[PATCH v2 3/5] pinctrl: exynos: Fix GPIO setup failure because domain clock being gated

Tomasz Figa tomasz.figa at gmail.com
Mon Dec 1 06:34:59 PST 2014


2014-12-01 17:37 GMT+09:00 Krzysztof Kozlowski <k.kozlowski at samsung.com>:
>
> On nie, 2014-11-30 at 21:19 +0900, Tomasz Figa wrote:
>> Hi Krzysztof,
>>
>> 2014-11-28 23:08 GMT+09:00 Krzysztof Kozlowski <k.kozlowski at samsung.com>:
>> > On pią, 2014-11-28 at 15:04 +0100, Linus Walleij wrote:
>> >> On Wed, Nov 26, 2014 at 3:24 PM, Krzysztof Kozlowski
>> >> <k.kozlowski at samsung.com> wrote:
>> >>
>> >> > The audio subsystem on Exynos 5420 has separate clocks and GPIO. To
>> >> > operate properly on GPIOs the main block clock 'mau_epll' must be
>> >> > enabled.
>> >> >
>> >> > This was observed on Peach Pi/Pit and Arndale Octa (after enabling i2s0)
>> >> > after introducing runtime PM to pl330 DMA driver. After that commit the
>> >> > 'mau_epll' was gated, because the "amba" clock was disabled and there
>> >> > were no more users of mau_epll.
>> >> >
>> >> > The system hang just before probing i2s0 because
>> >> > samsung_pinmux_setup() tried to access memory from audss block which was
>> >> > gated.
>> >> >
>> >> > Add a clock property to the pinctrl driver and enable the clock during
>> >> > GPIO setup. During normal GPIO operations (set, get, set_direction) the
>> >> > clock is not enabled.
>>
>> Could you make sure that possibility of gating this clock is worth the
>> effort of adding gating code to all affected drivers? If there is no
>> significant change in power consumption maybe it could be simply keep
>> running all the time?
>
> I had an impression that last time you disliked such idea:
> http://www.spinics.net/lists/arm-kernel/msg338127.html
> That's why I developed these patches. Because keeping a clock always on,
> even when it is unused, is undesirable.
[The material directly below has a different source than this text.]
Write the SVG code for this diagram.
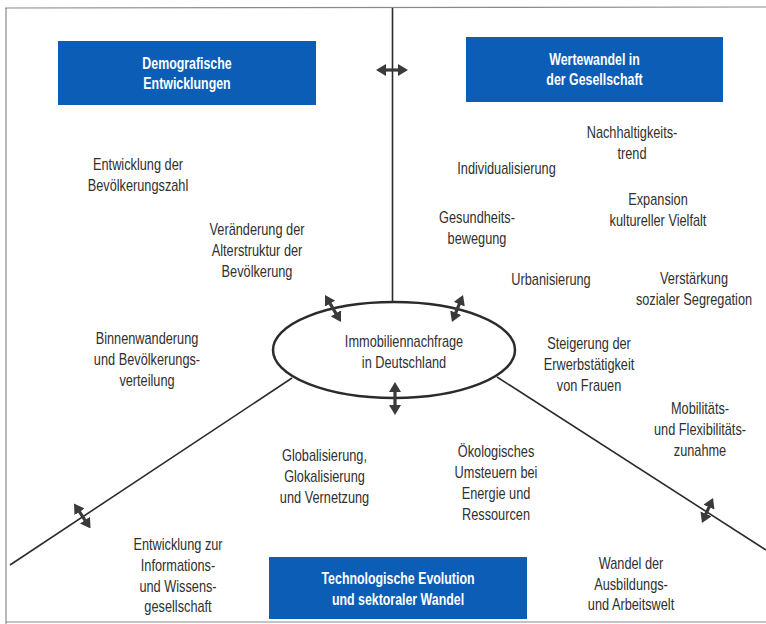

I was mostly concerned about the particular solution implemented by
that patch that kept the clocks enabled on all platforms, not only the
affected one. However...

>
> Anyway, I did some simple measurements (after booting Arndale Octa
> to /bin/sh, idle):
>  - with mau_epll gated: ~523 mA
>  - with mau_epll always on: ~531 mA
>
> Keeping it on increases energy usage by 1.5% in idle (with measurement
> uncertainty ~0.4%).
>

...this definitely shows that the effort isn't worthless, which means
that your patch goes in the right direction.

>
>> Also isn't a similar problem happening due to power domains? I believe
>> the whole maudio block is located in a separate power domain but
>> somehow it doesn't get turned off?
>
> There is Maudio power domain... but I think it is not related here.

Could you somehow check what happens when the maudio power domain is
turned off and maudio pin controller is accessed? Could you also check
the difference in power consumption with this domain powered on and
off?

> Pinctrl driver does not have runtime PM and is not attached to a domain.
> I thought about other solution to this problem (with utilization of
> power domains):
>  - add runtime PM to pinctrl and audss clocks,
>  - attach pinctrl and audss clocks to maudio power domain,
>  - enable the clock when power domain is turned on.
> However almost the same changes had to be added to pinctrl and audss
> clocks drivers (replace clock_enable() with pm_runtime_get_sync()).

Well, if the dependency is there due to hardware design, I think it
needs to be reflected in the drivers as well.

Few other issues that came to my mind:

 - Your previous patch added clock control only to pinctrl operations.
Shouldn't GPIO operations be included as well?

 - If power domain dependency is there too, what happens with GPIO
pins if the domain is powered off? If they lose their states, wouldn't
it necessary to keep the domain powered on whenever there is some GPIO
pin requested (which usually = in use)? (I'd assume that special
functions shouldn't take a reference on runtime PM, because they are
related to IP blocks in the same PM domain, which will implicitly keep
the domain powered on.)

 - Doesn't the clock controller also lose its state whenever the power
domain is powered off? I guess that would be similar to ISP clock
controller, issues of which are still not resolved in mainline.
Sylwester could tell you more about this, I guess.